> _The task_
Word for word, give the material below again, minus any images.
** begin Data **
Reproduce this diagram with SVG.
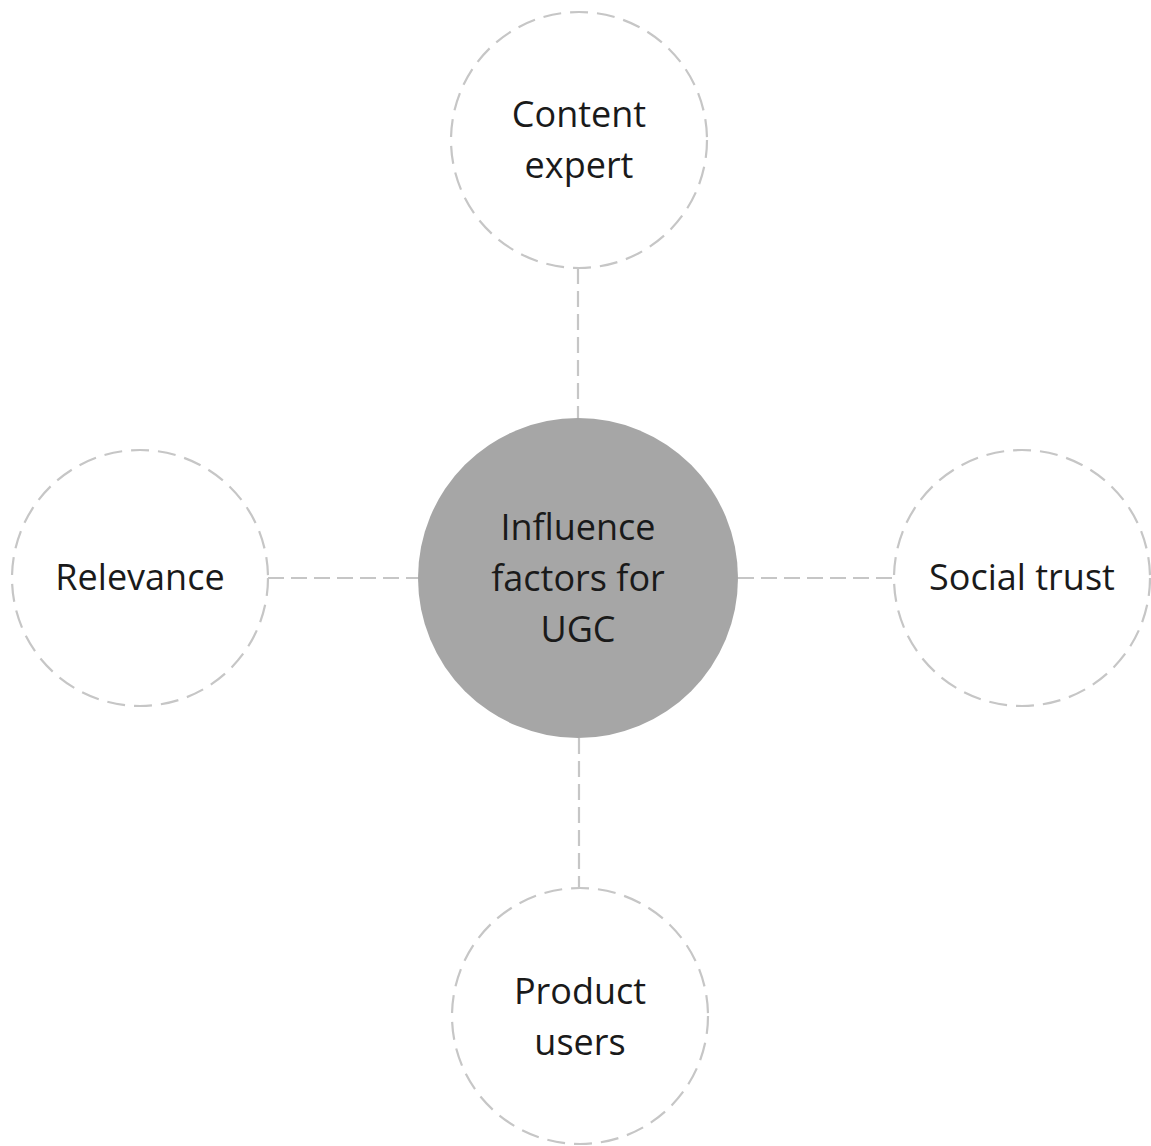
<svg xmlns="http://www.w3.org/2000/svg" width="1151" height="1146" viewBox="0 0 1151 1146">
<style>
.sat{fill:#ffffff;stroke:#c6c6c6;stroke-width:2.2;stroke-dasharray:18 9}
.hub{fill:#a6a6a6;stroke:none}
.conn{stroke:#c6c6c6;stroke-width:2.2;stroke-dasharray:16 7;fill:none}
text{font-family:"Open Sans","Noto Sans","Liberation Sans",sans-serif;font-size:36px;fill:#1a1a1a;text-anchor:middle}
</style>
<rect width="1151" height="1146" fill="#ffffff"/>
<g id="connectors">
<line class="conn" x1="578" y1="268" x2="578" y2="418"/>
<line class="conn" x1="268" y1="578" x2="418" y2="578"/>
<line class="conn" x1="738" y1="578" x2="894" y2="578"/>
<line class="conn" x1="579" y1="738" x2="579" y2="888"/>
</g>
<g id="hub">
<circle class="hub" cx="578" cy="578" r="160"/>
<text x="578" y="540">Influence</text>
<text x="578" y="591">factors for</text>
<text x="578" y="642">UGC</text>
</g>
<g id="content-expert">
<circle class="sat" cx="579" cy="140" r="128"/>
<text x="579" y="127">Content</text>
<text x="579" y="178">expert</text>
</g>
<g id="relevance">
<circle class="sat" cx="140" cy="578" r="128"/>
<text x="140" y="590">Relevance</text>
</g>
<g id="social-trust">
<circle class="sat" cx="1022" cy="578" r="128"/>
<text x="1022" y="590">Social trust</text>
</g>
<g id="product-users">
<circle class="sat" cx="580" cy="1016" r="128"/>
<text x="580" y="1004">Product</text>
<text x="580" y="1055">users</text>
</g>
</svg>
** end Data **
> _Finished task_
Reproduce this diagram with SVG.
<svg xmlns="http://www.w3.org/2000/svg" width="1151" height="1146" viewBox="0 0 1151 1146">
<style>
.sat{fill:#ffffff;stroke:#c6c6c6;stroke-width:2.2;stroke-dasharray:18 9}
.hub{fill:#a6a6a6;stroke:none}
.conn{stroke:#c6c6c6;stroke-width:2.2;stroke-dasharray:16 7;fill:none}
text{font-family:"Open Sans","Noto Sans","Liberation Sans",sans-serif;font-size:36px;fill:#1a1a1a;text-anchor:middle}
</style>
<rect width="1151" height="1146" fill="#ffffff"/>
<g id="connectors">
<line class="conn" x1="578" y1="268" x2="578" y2="418"/>
<line class="conn" x1="268" y1="578" x2="418" y2="578"/>
<line class="conn" x1="738" y1="578" x2="894" y2="578"/>
<line class="conn" x1="579" y1="738" x2="579" y2="888"/>
</g>
<g id="hub">
<circle class="hub" cx="578" cy="578" r="160"/>
<text x="578" y="540">Influence</text>
<text x="578" y="591">factors for</text>
<text x="578" y="642">UGC</text>
</g>
<g id="content-expert">
<circle class="sat" cx="579" cy="140" r="128"/>
<text x="579" y="127">Content</text>
<text x="579" y="178">expert</text>
</g>
<g id="relevance">
<circle class="sat" cx="140" cy="578" r="128"/>
<text x="140" y="590">Relevance</text>
</g>
<g id="social-trust">
<circle class="sat" cx="1022" cy="578" r="128"/>
<text x="1022" y="590">Social trust</text>
</g>
<g id="product-users">
<circle class="sat" cx="580" cy="1016" r="128"/>
<text x="580" y="1004">Product</text>
<text x="580" y="1055">users</text>
</g>
</svg>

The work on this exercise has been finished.